──────── SUPPLIED INFORMATION ────────

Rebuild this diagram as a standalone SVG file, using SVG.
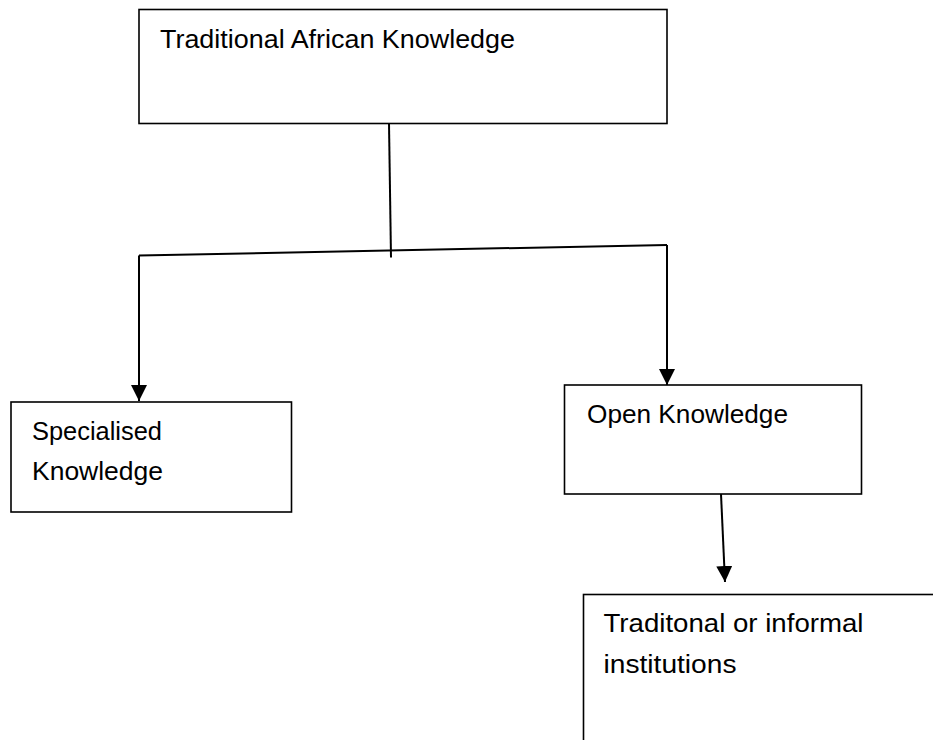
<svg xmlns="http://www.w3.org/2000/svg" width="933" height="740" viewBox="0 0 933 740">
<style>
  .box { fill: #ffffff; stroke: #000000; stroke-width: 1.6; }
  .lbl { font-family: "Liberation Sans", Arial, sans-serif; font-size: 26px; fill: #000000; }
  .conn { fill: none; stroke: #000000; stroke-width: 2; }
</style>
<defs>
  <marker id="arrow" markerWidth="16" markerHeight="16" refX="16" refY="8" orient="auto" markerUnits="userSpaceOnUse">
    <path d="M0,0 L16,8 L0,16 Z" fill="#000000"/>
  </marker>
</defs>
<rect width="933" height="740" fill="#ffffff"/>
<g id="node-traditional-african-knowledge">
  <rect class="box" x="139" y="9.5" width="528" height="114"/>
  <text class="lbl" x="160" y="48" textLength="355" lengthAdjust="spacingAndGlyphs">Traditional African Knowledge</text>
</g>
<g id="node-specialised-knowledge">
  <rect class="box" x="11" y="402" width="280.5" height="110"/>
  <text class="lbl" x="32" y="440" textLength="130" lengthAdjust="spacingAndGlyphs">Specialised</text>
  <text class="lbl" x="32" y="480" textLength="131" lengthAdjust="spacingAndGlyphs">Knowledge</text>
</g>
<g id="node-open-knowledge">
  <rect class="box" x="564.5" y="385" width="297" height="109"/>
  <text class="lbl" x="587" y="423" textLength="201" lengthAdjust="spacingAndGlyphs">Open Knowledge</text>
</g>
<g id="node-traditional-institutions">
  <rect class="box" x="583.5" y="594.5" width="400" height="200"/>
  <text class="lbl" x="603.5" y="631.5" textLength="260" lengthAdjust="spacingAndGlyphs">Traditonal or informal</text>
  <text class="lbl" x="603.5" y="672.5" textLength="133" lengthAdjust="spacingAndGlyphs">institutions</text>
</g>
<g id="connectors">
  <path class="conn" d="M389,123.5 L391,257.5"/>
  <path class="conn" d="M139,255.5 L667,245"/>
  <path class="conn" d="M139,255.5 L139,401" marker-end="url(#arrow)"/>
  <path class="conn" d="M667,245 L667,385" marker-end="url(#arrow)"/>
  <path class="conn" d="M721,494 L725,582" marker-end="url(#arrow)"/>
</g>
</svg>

────────

== YOUR INSTRUCTIONS ==
All of the data above should be transcribed verbatim, with pictures omitted.

== RESULT BELOW ==
Rebuild this diagram as a standalone SVG file, using SVG.
<svg xmlns="http://www.w3.org/2000/svg" width="933" height="740" viewBox="0 0 933 740">
<style>
  .box { fill: #ffffff; stroke: #000000; stroke-width: 1.6; }
  .lbl { font-family: "Liberation Sans", Arial, sans-serif; font-size: 26px; fill: #000000; }
  .conn { fill: none; stroke: #000000; stroke-width: 2; }
</style>
<defs>
  <marker id="arrow" markerWidth="16" markerHeight="16" refX="16" refY="8" orient="auto" markerUnits="userSpaceOnUse">
    <path d="M0,0 L16,8 L0,16 Z" fill="#000000"/>
  </marker>
</defs>
<rect width="933" height="740" fill="#ffffff"/>
<g id="node-traditional-african-knowledge">
  <rect class="box" x="139" y="9.5" width="528" height="114"/>
  <text class="lbl" x="160" y="48" textLength="355" lengthAdjust="spacingAndGlyphs">Traditional African Knowledge</text>
</g>
<g id="node-specialised-knowledge">
  <rect class="box" x="11" y="402" width="280.5" height="110"/>
  <text class="lbl" x="32" y="440" textLength="130" lengthAdjust="spacingAndGlyphs">Specialised</text>
  <text class="lbl" x="32" y="480" textLength="131" lengthAdjust="spacingAndGlyphs">Knowledge</text>
</g>
<g id="node-open-knowledge">
  <rect class="box" x="564.5" y="385" width="297" height="109"/>
  <text class="lbl" x="587" y="423" textLength="201" lengthAdjust="spacingAndGlyphs">Open Knowledge</text>
</g>
<g id="node-traditional-institutions">
  <rect class="box" x="583.5" y="594.5" width="400" height="200"/>
  <text class="lbl" x="603.5" y="631.5" textLength="260" lengthAdjust="spacingAndGlyphs">Traditonal or informal</text>
  <text class="lbl" x="603.5" y="672.5" textLength="133" lengthAdjust="spacingAndGlyphs">institutions</text>
</g>
<g id="connectors">
  <path class="conn" d="M389,123.5 L391,257.5"/>
  <path class="conn" d="M139,255.5 L667,245"/>
  <path class="conn" d="M139,255.5 L139,401" marker-end="url(#arrow)"/>
  <path class="conn" d="M667,245 L667,385" marker-end="url(#arrow)"/>
  <path class="conn" d="M721,494 L725,582" marker-end="url(#arrow)"/>
</g>
</svg>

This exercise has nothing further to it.